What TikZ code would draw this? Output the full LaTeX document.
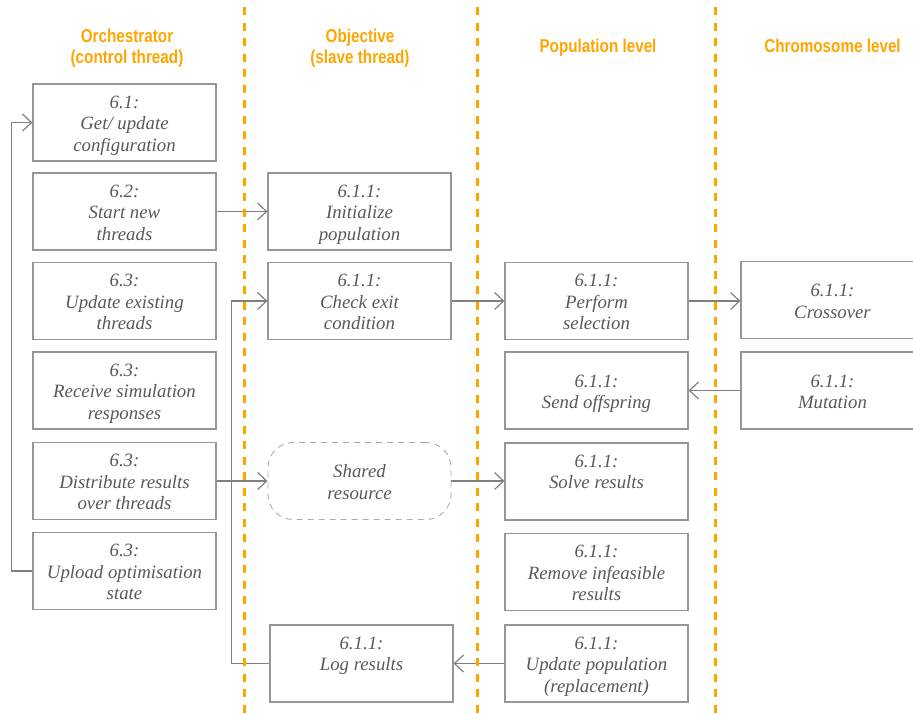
\documentclass[tikz,border=0pt]{standalone}
\usepackage{fontspec}
\setmainfont{Liberation Serif}
\newfontfamily\hdrfont[FakeStretch=0.82]{Liberation Sans}
\usetikzlibrary{arrows.meta}
\definecolor{lane}{RGB}{255,165,0}
\definecolor{ink}{RGB}{88,88,88}
\definecolor{frame}{RGB}{150,150,150}
\definecolor{wire}{RGB}{128,128,128}
% fixed room above the first line of a step, so its text sits a little low
\newcommand\stepgap{\rule{0pt}{21pt}}
\begin{document}
\begin{tikzpicture}[x=1pt,y=-1pt,
  stepbox/.style={draw=frame, line width=1.2pt, minimum width=183pt,
    minimum height=77pt, inner sep=0pt, align=center, text=ink,
    font=\fontsize{18.8}{21.5}\selectfont\itshape},
  sharedbox/.style={stepbox, draw=frame!80, line width=0.9pt,
    dash pattern=on 6pt off 5pt, rounded corners=25pt},
  header/.style={anchor=base, text=lane,
    font=\hdrfont\bfseries\fontsize{18.6}{21}\selectfont},
  wire/.style={draw=wire, line width=1.2pt,
    -{Straight Barb[length=9pt,width=17pt,line width=1.2pt]}},
  lanesep/.style={draw=lane, line width=3pt, dash pattern=on 8pt off 7.5pt}
]
\useasboundingbox (0,0) rectangle (913,713);
\clip (0,0) rectangle (913,713);

% column headings
\node[header] (hOrchA) at (127,42) {Orchestrator};
\node[header] (hOrchB) at (127,63) {(control thread)};
\node[header] (hObjA) at (360,42) {Objective};
\node[header] (hObjB) at (360,63) {(slave thread)};
\node[header] (hPop) at (598,52.5) {Population level};
\node[header] (hChr) at (832.5,52.5) {Chromosome level};

% orchestrator (control thread)
\node[stepbox] (config)  at (124.5,122.5) {\stepgap 6.1:\\Get/ update\\configuration\strut};
\node[stepbox] (start)   at (124.5,211.5) {\stepgap 6.2:\\Start new\\threads\strut};
\node[stepbox] (updthr)  at (124.5,301)   {\stepgap 6.3:\\Update existing\\threads\strut};
\node[stepbox] (receive) at (124.5,390.5) {\stepgap 6.3:\\Receive simulation\\responses\strut};
\node[stepbox] (distrib) at (124.5,481)   {\stepgap 6.3:\\Distribute results\\over threads\strut};
\node[stepbox] (upload)  at (124.5,571)   {\stepgap 6.3:\\Upload optimisation\\state\strut};

% objective (slave thread)
\node[stepbox] (init)   at (359.5,211.5) {\stepgap 6.1.1:\\Initialize\\population\strut};
\node[stepbox] (check)  at (359.5,301)   {\stepgap 6.1.1:\\Check exit\\condition\strut};
\node[sharedbox] (shared) at (359.5,481) {\stepgap Shared\\resource\strut};
\node[stepbox] (logres) at (361.5,663.5) {\stepgap 6.1.1:\\Log results\\\strut};

% population level
\node[stepbox] (select)    at (596.5,301)   {\stepgap 6.1.1:\\Perform\\selection\strut};
\node[stepbox] (offspring) at (596.5,390.5) {\stepgap 6.1.1:\\Send offspring\strut};
\node[stepbox] (solve)     at (596.5,481.5) {\stepgap 6.1.1:\\Solve results\\\strut};
\node[stepbox] (remove)    at (596.5,572)   {\stepgap 6.1.1:\\Remove infeasible\\results\strut};
\node[stepbox] (updpop)    at (596.5,663.5) {\stepgap 6.1.1:\\Update population\\(replacement)\strut};

% chromosome level
\node[stepbox] (cross)    at (832.5,300)   {\stepgap 6.1.1:\\Crossover\strut};
\node[stepbox] (mutation) at (832.5,390.5) {\stepgap 6.1.1:\\Mutation\strut};

% connectors
\draw[wire] (upload.west) -- ++(-21,0) |- (config.west);
\draw[wire] (start.east) -- (init.west);
\draw[wire] (logres.west) -- ++(-38,0) |- (check.west);
\draw[wire] (distrib.east) -- (shared.west);
\draw[wire] (check.east) -- (select.west);
\draw[wire] (select.east) -- (select.east -| cross.west);
\draw[wire] (mutation.west) -- (offspring.east);
\draw[wire] (shared.east) -- (shared.east -| solve.west);
\draw[wire] (updpop.west) -- (logres.east);

% lane separators
\coordinate (s1t) at (244,7);   \coordinate (s1b) at (244,713);
\coordinate (s2t) at (477,7);   \coordinate (s2b) at (477,713);
\coordinate (s3t) at (715,7);   \coordinate (s3b) at (715,713);
\draw[lanesep] (s1t) -- (s1b);
\draw[lanesep] (s2t) -- (s2b);
\draw[lanesep] (s3t) -- (s3b);
\end{tikzpicture}
\end{document}
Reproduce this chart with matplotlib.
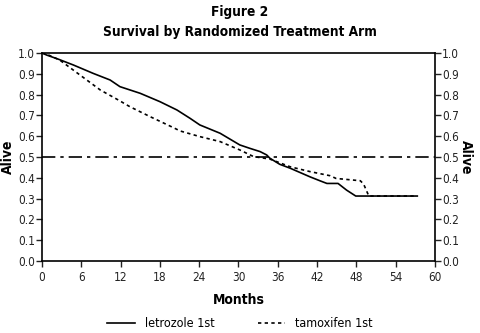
import matplotlib
matplotlib.use("Agg")
import matplotlib.pyplot as plt

plt.rcParams['font.family'] = ['DejaVu Sans', 'Liberation Sans']
plt.rcParams['font.stretch'] = 'condensed'

# survival (months, proportion alive)
letro_m = [0, 0.7, 2.5, 4.8, 7.8, 10.4, 11.9, 15, 18, 20.6, 22.6, 24.1, 27.2, 30.2, 31.7, 33.3,
           34.3, 34.8, 36.3, 37.9, 40.9, 42.5, 43.5, 45.2, 46.5, 47.9, 57.3]
letro_s = [1.0, 0.99, 0.97, 0.942, 0.902, 0.87, 0.838, 0.806, 0.766, 0.726, 0.686, 0.654, 0.614,
           0.558, 0.542, 0.526, 0.51, 0.494, 0.465, 0.446, 0.405, 0.385, 0.373, 0.373, 0.341,
           0.3125, 0.3125]

tamox_m = [0, 1, 2.7, 5.8, 8.9, 11.65, 13.4, 16.5, 20, 21.1, 24.1, 27.2, 30.2, 32.3, 34.8, 37.9,
           40.9, 44, 44.9, 48.6, 49.1, 49.9, 57.2]
tamox_s = [1.0, 0.99, 0.966, 0.894, 0.822, 0.774, 0.742, 0.694, 0.642, 0.625, 0.598, 0.574, 0.534,
           0.502, 0.49, 0.453, 0.43, 0.41, 0.397, 0.386, 0.37, 0.3125, 0.3125]

xticks = list(range(0, 61, 6))
yticks = [i / 10 for i in range(11)]

fig = plt.figure(figsize=(4.8, 3.33), dpi=100)
ax = fig.add_axes([0.0875, 0.216, 0.8187, 0.625])

ax.plot(letro_m, letro_s, color='black', lw=1.2, label='letrozole 1st')
ax.plot(tamox_m, tamox_s, color='black', lw=1.2, ls=(0, (2, 2)), label='tamoxifen 1st')
ax.axhline(0.5, color='black', lw=1.2, ls=(0, (8, 3, 2, 3)))

ax.set_xlim(0, 60)
ax.set_ylim(0, 1)
ax.set_xticks(xticks)
ax.set_yticks(yticks)
ax.set_yticklabels(['%.1f' % t for t in yticks])
ax.tick_params(axis='both', labelsize=8.5, length=4, width=1, direction='out', colors='#222222')
ax.tick_params(axis='y', right=True, labelright=True, pad=1)
for s in ax.spines.values():
    s.set_linewidth(1.2)

ax.set_xlabel('Months', fontsize=10, fontweight='bold', labelpad=6)
ax.set_ylabel('Alive', fontsize=10, fontweight='bold', labelpad=2)
fig.text(0.971, 0.528, 'Alive', rotation=270, fontsize=10, fontweight='bold', ha='center', va='center')

fig.text(0.5, 0.965, 'Figure 2', fontsize=9.8, fontweight='bold', ha='center', va='center')
fig.text(0.5, 0.905, 'Survival by Randomized Treatment Arm', fontsize=9.8, fontweight='bold',
         ha='center', va='center')

fig.legend(loc='lower center', bbox_to_anchor=(0.5, -0.025), ncol=2, frameon=False, fontsize=9,
           handlelength=2.2, columnspacing=3.5)

fig.savefig('out.png', dpi=100)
┄┄┄┄┄┄┄┄┄┄
Gather each line of the listing that holds the string "this".

What TikZ code would draw this? Output the full LaTeX document.
Reproduce this chart with matplotlib.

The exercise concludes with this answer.